Вчера, 11 февраля, «Кооперация» прибыла в Мирный и бросила свои ледовые якоря в том самом месте, где стояла «Тала Дан». Она пристала носом к ледянону барьеру. Мы поднимались на корабль и спускались с него по обычному, вполне нормальному трапу,- ни дать ни взять как в настоящей гавани.
Мы следили за приближением «Кооперации», за тем, как она подплывала все ближе по темной воде моря Дейвиса, как сливался с айсбергами ее белый корпус, словно бы становясь их частью, и каким маленьким казался корабль среди этих сверкающих гигантов. Мы стояли на большой бурой скале, на Комсомольской сопке, той самой, на которой расположены приемная радиостанция, электростанция и мастерская. И почти не разговаривали. Потому что мы полюбили клочок этой обледенелой земли, перепаханной гусеницами тракторов, полюбили каждый на свой лад: одни привязались к нему как к рабочему месту, другие - как к форпосту в борьбе за открытие тайн Антарктики. Не сумею объяснить, как я полюбил этот клочок. Не как женщину, не как родственника и даже не как «свой остров», свое место под солнцем, а примерно так же, как я люблю иные местечки на Муху - самые дикие, самые запущенные, самые каменистые.
Еще до прибытия «Кооперации» я распрощался со всеми своими товарищами, остающимися в Мирном. Побывал у метеорологов, зашел к аэрофотографам, а потом к радистам. Удалось добыть каким-то чудом пару бутылок вина, было у нас и немножко спирту. Я растрогался не на шутку, и порой у меня даже подкатывали к горлу слезы. Пусть это была растроганность слегка захмелевшего человека, у нее все же имелось реальное, истинное и устойчивое основание - глубокая благодарность к своим товарищам.
На Комсомольской сопке, перед радиостанцией, состоялся прощальный митинг. Поднявшись на выступ, произнес прощальную речь Толстиков. В простых и теплых словах он выразил признательность сотрудникам второй экспедиции за ту большую работу по исследованию Антарктики, которую они проделали и без которой третьей экспедиции было бы трудно добиться успехов. Он пожелал нам счастливого плавания и благополучного возвращения домой.
Я отнес свои вещи на «Кооперацию». Тем временем радисты рассортировали письма, прибывшие с родины. Я знал, что получу письмо, и скорее побежал назад к радистам.

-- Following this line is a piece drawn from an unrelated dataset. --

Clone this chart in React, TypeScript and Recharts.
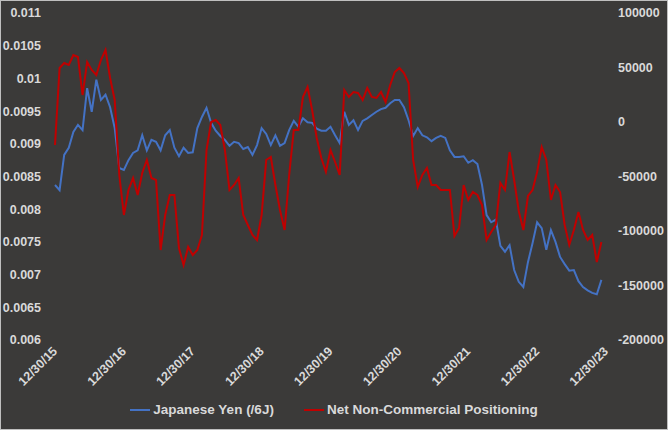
import { LineChart, Line, XAxis, YAxis, Legend } from 'recharts';

const tickLabels = ['12/30/15', '12/30/16', '12/30/17', '12/30/18', '12/30/19', '12/30/20', '12/30/21', '12/30/22', '12/30/23'];

const yenLeftTicks = [0.006, 0.0065, 0.007, 0.0075, 0.008, 0.0085, 0.009, 0.0095, 0.01, 0.0105, 0.011];
const netRightTicks = [-200000, -150000, -100000, -50000, 0, 50000, 100000];

// Japanese Yen (/6J)
const yenValues = [
    0.00837, 0.00829, 0.00883, 0.00894, 0.00918, 0.00929, 0.00921, 0.00985, 0.00949, 0.00998,
    0.00967, 0.00975, 0.00956, 0.00924, 0.00863, 0.0086, 0.00875, 0.00886, 0.0089, 0.00913,
    0.0089, 0.00906, 0.00903, 0.0089, 0.00913, 0.00921, 0.00894, 0.00881, 0.00894, 0.00886,
    0.00887, 0.00924, 0.00941, 0.00955, 0.00932, 0.0092, 0.00912, 0.00906, 0.00897, 0.00903,
    0.00901, 0.00892, 0.00895, 0.00883, 0.00898, 0.00924, 0.00915, 0.00898, 0.00913, 0.00897,
    0.00901, 0.00921, 0.00935, 0.00926, 0.00939, 0.00933, 0.00932, 0.00923, 0.0092, 0.0092,
    0.00926, 0.00913, 0.00901, 0.00949, 0.00929, 0.00936, 0.00921, 0.00935, 0.00939, 0.00944,
    0.00949, 0.00953, 0.00955, 0.00962, 0.00967, 0.00967, 0.00956, 0.00936, 0.00912, 0.00924,
    0.00913, 0.0091, 0.00904, 0.00909, 0.00912, 0.00909, 0.0089, 0.0088, 0.0088, 0.00881,
    0.00871, 0.00875, 0.00869, 0.00837, 0.00791, 0.0078, 0.00784, 0.00744, 0.00735, 0.00745,
    0.00707, 0.00689, 0.00681, 0.00719, 0.00748, 0.0078, 0.00771, 0.00738, 0.00768, 0.0075,
    0.00727, 0.00716, 0.00706, 0.00707, 0.0069, 0.00681, 0.00676, 0.00672, 0.0067, 0.00692,
];

// Net Non-Commercial Positioning (contracts)
const netPositions = [
    -21100, 49540, 54130, 52290, 61470, 59630, 24770, 55050, 47710, 43120,
    56880, 66060, 40370, 20180, -48620, -85320, -62390, -51380, -66970, -46790,
    -34860, -51380, -53210, -117430, -85320, -66970, -66970, -115600, -131190, -114680,
    -122020, -117430, -103670, -25690, 0, 1840, -2750, -25690, -62390, -57800,
    -51380, -85320, -94500, -103670, -108260, -85320, -34860, -32110, -57800, -80730,
    -99080, -48620, -7340, -7340, 22940, 32110, 11010, -14680, -33030, -45870,
    -25690, -36700, -48620, 29360, 22940, 27520, 26610, 20180, 31190, 22940,
    22020, 27520, 18350, 33950, 45870, 49540, 44950, 35780, -34860, -59630,
    -48620, -42200, -57800, -57800, -62390, -62390, -62390, -104590, -97250, -57800,
    -71560, -64220, -66970, -76150, -108260, -100920, -94500, -55960, -62390, -27520,
    -53210, -81650, -99080, -67890, -62390, -45870, -22940, -34860, -71560, -57800,
    -64220, -94500, -112840, -99080, -82570, -99080, -108260, -103670, -128440, -110090,
];

const pointsPerLabel = 15;

const chartData = yenValues.map((yen, i) => ({ i, yen, net: netPositions[i] }));

const FONT = '"Liberation Sans", Arial, sans-serif';
const TEXT = '#d9d9d9';

function DateTick({ x, y, payload }: any) {
    const label = tickLabels[Math.round(payload.value / pointsPerLabel)];
    return (
        <text
            x={x + 3}
            y={y + 4}
            transform={`rotate(-45 ${x + 3} ${y + 4})`}
            textAnchor="end"
            fill={TEXT}
            fontSize={12.5}
            fontWeight="bold"
            fontFamily={FONT}
        >
            {label}
        </text>
    );
}

function LegendBox() {
    const items = [
        { name: 'Japanese Yen (/6J)', color: '#4472c4' },
        { name: 'Net Non-Commercial Positioning', color: '#c00000' },
    ];
    return (
        <div style={{ display: 'flex', justifyContent: 'center', gap: 30, fontFamily: FONT, fontWeight: 'bold', fontSize: 13.5, color: TEXT }}>
            {items.map((it) => (
                <div key={it.name} style={{ display: 'flex', alignItems: 'center' }}>
                    <span style={{ display: 'inline-block', width: 20, height: 2, background: it.color, marginRight: 3 }} />
                    <span>{it.name}</span>
                </div>
            ))}
        </div>
    );
}

export default function App() {
    return (
        <div style={{ width: 668, height: 430, background: '#3b3a39', boxSizing: 'border-box', border: '1px solid #bfbfbf', position: 'relative' }}>
            <style>{'body { margin: 0; }'}</style>
            <div style={{ position: 'absolute', left: -1, top: -1 }}>
                <LineChart width={668} height={430} data={chartData} margin={{ top: 13, right: 0, bottom: 0, left: 0 }}>
                    <XAxis
                        type="number"
                        dataKey="i"
                        domain={[0, (tickLabels.length - 1) * pointsPerLabel]}
                        ticks={tickLabels.map((_, k) => k * pointsPerLabel)}
                        tick={<DateTick />}
                        axisLine={false}
                        tickLine={false}
                        height={62}
                        interval={0}
                    />
                    <YAxis
                        yAxisId="left"
                        domain={[0.006, 0.011]}
                        ticks={yenLeftTicks}
                        axisLine={false}
                        tickLine={false}
                        width={55}
                        tickMargin={8}
                        tick={{ fill: TEXT, fontSize: 12.5, fontWeight: 'bold', fontFamily: FONT }}
                        interval={0}
                    />
                    <YAxis
                        yAxisId="right"
                        orientation="right"
                        domain={[-200000, 100000]}
                        ticks={netRightTicks}
                        axisLine={false}
                        tickLine={false}
                        width={62}
                        tickMargin={6}
                        tick={{ fill: TEXT, fontSize: 12.5, fontWeight: 'bold', fontFamily: FONT }}
                        interval={0}
                    />
                    <Legend verticalAlign="bottom" height={28} content={() => <LegendBox />} />
                    <Line yAxisId="left" type="linear" dataKey="yen" stroke="#4472c4" strokeWidth={2} dot={false} isAnimationActive={false} />
                    <Line yAxisId="right" type="linear" dataKey="net" stroke="#c00000" strokeWidth={2} dot={false} isAnimationActive={false} />
                </LineChart>
            </div>
        </div>
    );
}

Всем были письма, а мне - нет. Я раз десять спрашивал про письмо, перебрал сам все конверты с фамилиями адресатов на букву «С», потом на букву «III», но письма не нашел. Я стоял в унтах на ветру, на Комсомольской скале, а в душе моей были холодная пустота, острая боль и обида - ненавистные спутники всех забытых. Но то криком кричи, не то махни на всех рукой!
Ко мне вышел Якунин.
- Нету? - спросил он,
- Нету,
- Я еще раз посмотрю,,
- Ладно.
Письма не было. Мне казалось, что меня придавило этой бурой, потрескавшейся и холодной скалой.
«Кооперация» стояла у барьера. Уезжающие, то есть в основном участники второй экспедиции, уже поднялись на борт. Трап убрали. Третья экспедиция стояла на барьере, и над прибрежной водой сталкивались в воздухе мощные «ура», раздававшиеся как с берега, так и с корабля. Вот белый материк остался за кормой медленно развернувшейся «Кооперации», люди на барьере слились в одну темную зубчатую полосу, и корабль, медленно лавируя среди айсбергов, направился на север. Время от времени борта задевали льдины, корпус судна слегка вздрагивал, а мне казалось, что лед, скребя по железу, скребет и по моему сознанию.
Море Дейвиса стало другим - по-летнему чистым.
Письмо жены мне вручили только сегодня - на шестнадцать часов позднее, чем всем. Еще на корабле один товарищ забрал его в свои руки, чтобы передать его мне «торжественно», как писателю, как молодому, но преуспевающему общественному деятелю. Если б не уважение к судовой дисциплине и к сединам этого человека, если б я не знал, что он никогда не страдал от избытка интеллигентности и такта, что он действовал по-свсему добросердечно, я бы, наверно, его побил за те часы, которые я пережил по его милости, можно было дойти до ненависти и к самому лучшему человеку.